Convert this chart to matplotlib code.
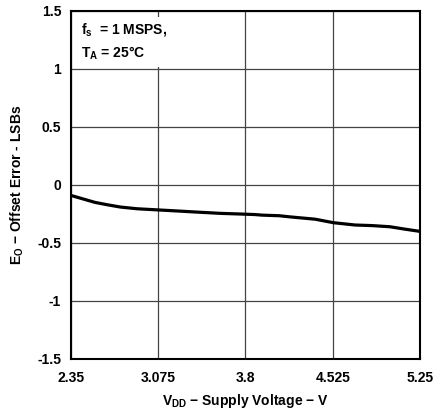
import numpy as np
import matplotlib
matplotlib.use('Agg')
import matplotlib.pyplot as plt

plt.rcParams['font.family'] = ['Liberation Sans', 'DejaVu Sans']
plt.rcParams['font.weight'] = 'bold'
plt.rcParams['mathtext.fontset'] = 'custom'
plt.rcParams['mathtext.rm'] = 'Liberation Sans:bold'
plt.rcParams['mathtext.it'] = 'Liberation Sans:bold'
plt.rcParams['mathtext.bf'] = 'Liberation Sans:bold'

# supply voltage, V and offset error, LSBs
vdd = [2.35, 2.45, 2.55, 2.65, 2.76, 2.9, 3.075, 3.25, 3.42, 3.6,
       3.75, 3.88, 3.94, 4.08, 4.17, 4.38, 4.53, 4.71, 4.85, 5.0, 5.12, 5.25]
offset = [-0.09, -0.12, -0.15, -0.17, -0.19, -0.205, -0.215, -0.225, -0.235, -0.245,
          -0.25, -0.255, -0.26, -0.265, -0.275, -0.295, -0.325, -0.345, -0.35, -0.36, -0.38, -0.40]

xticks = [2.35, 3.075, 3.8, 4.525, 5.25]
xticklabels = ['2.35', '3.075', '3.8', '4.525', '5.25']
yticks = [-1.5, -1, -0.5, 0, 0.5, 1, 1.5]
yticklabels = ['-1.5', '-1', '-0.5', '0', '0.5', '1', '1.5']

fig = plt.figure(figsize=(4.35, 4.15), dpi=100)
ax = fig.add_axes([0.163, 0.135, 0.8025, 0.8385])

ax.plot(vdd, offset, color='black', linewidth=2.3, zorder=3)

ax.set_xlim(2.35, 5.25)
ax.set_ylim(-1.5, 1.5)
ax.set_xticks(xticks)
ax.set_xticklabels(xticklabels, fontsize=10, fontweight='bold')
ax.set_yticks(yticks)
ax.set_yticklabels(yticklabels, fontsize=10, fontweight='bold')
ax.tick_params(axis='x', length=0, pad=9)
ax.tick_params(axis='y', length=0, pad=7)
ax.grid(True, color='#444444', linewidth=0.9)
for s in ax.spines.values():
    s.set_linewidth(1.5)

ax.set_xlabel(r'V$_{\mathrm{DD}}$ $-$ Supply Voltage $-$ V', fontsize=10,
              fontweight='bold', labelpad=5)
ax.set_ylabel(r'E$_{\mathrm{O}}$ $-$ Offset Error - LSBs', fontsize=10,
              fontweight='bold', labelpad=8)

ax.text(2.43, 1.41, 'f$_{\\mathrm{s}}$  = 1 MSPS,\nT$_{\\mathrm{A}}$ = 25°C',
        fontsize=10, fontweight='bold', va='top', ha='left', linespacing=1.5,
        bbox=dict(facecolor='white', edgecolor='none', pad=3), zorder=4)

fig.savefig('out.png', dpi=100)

┄┄┄┄┄┄┄┄┄┄┄┄┄┄┄┄┄┄┄┄

#### [The exercise]
Leave the pictures out, and print every line of the listing exactly as written.

#### [Complete output]
Convert this chart to matplotlib code.
import numpy as np
import matplotlib
matplotlib.use('Agg')
import matplotlib.pyplot as plt

plt.rcParams['font.family'] = ['Liberation Sans', 'DejaVu Sans']
plt.rcParams['font.weight'] = 'bold'
plt.rcParams['mathtext.fontset'] = 'custom'
plt.rcParams['mathtext.rm'] = 'Liberation Sans:bold'
plt.rcParams['mathtext.it'] = 'Liberation Sans:bold'
plt.rcParams['mathtext.bf'] = 'Liberation Sans:bold'

# supply voltage, V and offset error, LSBs
vdd = [2.35, 2.45, 2.55, 2.65, 2.76, 2.9, 3.075, 3.25, 3.42, 3.6,
       3.75, 3.88, 3.94, 4.08, 4.17, 4.38, 4.53, 4.71, 4.85, 5.0, 5.12, 5.25]
offset = [-0.09, -0.12, -0.15, -0.17, -0.19, -0.205, -0.215, -0.225, -0.235, -0.245,
          -0.25, -0.255, -0.26, -0.265, -0.275, -0.295, -0.325, -0.345, -0.35, -0.36, -0.38, -0.40]

xticks = [2.35, 3.075, 3.8, 4.525, 5.25]
xticklabels = ['2.35', '3.075', '3.8', '4.525', '5.25']
yticks = [-1.5, -1, -0.5, 0, 0.5, 1, 1.5]
yticklabels = ['-1.5', '-1', '-0.5', '0', '0.5', '1', '1.5']

fig = plt.figure(figsize=(4.35, 4.15), dpi=100)
ax = fig.add_axes([0.163, 0.135, 0.8025, 0.8385])

ax.plot(vdd, offset, color='black', linewidth=2.3, zorder=3)

ax.set_xlim(2.35, 5.25)
ax.set_ylim(-1.5, 1.5)
ax.set_xticks(xticks)
ax.set_xticklabels(xticklabels, fontsize=10, fontweight='bold')
ax.set_yticks(yticks)
ax.set_yticklabels(yticklabels, fontsize=10, fontweight='bold')
ax.tick_params(axis='x', length=0, pad=9)
ax.tick_params(axis='y', length=0, pad=7)
ax.grid(True, color='#444444', linewidth=0.9)
for s in ax.spines.values():
    s.set_linewidth(1.5)

ax.set_xlabel(r'V$_{\mathrm{DD}}$ $-$ Supply Voltage $-$ V', fontsize=10,
              fontweight='bold', labelpad=5)
ax.set_ylabel(r'E$_{\mathrm{O}}$ $-$ Offset Error - LSBs', fontsize=10,
              fontweight='bold', labelpad=8)

ax.text(2.43, 1.41, 'f$_{\\mathrm{s}}$  = 1 MSPS,\nT$_{\\mathrm{A}}$ = 25°C',
        fontsize=10, fontweight='bold', va='top', ha='left', linespacing=1.5,
        bbox=dict(facecolor='white', edgecolor='none', pad=3), zorder=4)

fig.savefig('out.png', dpi=100)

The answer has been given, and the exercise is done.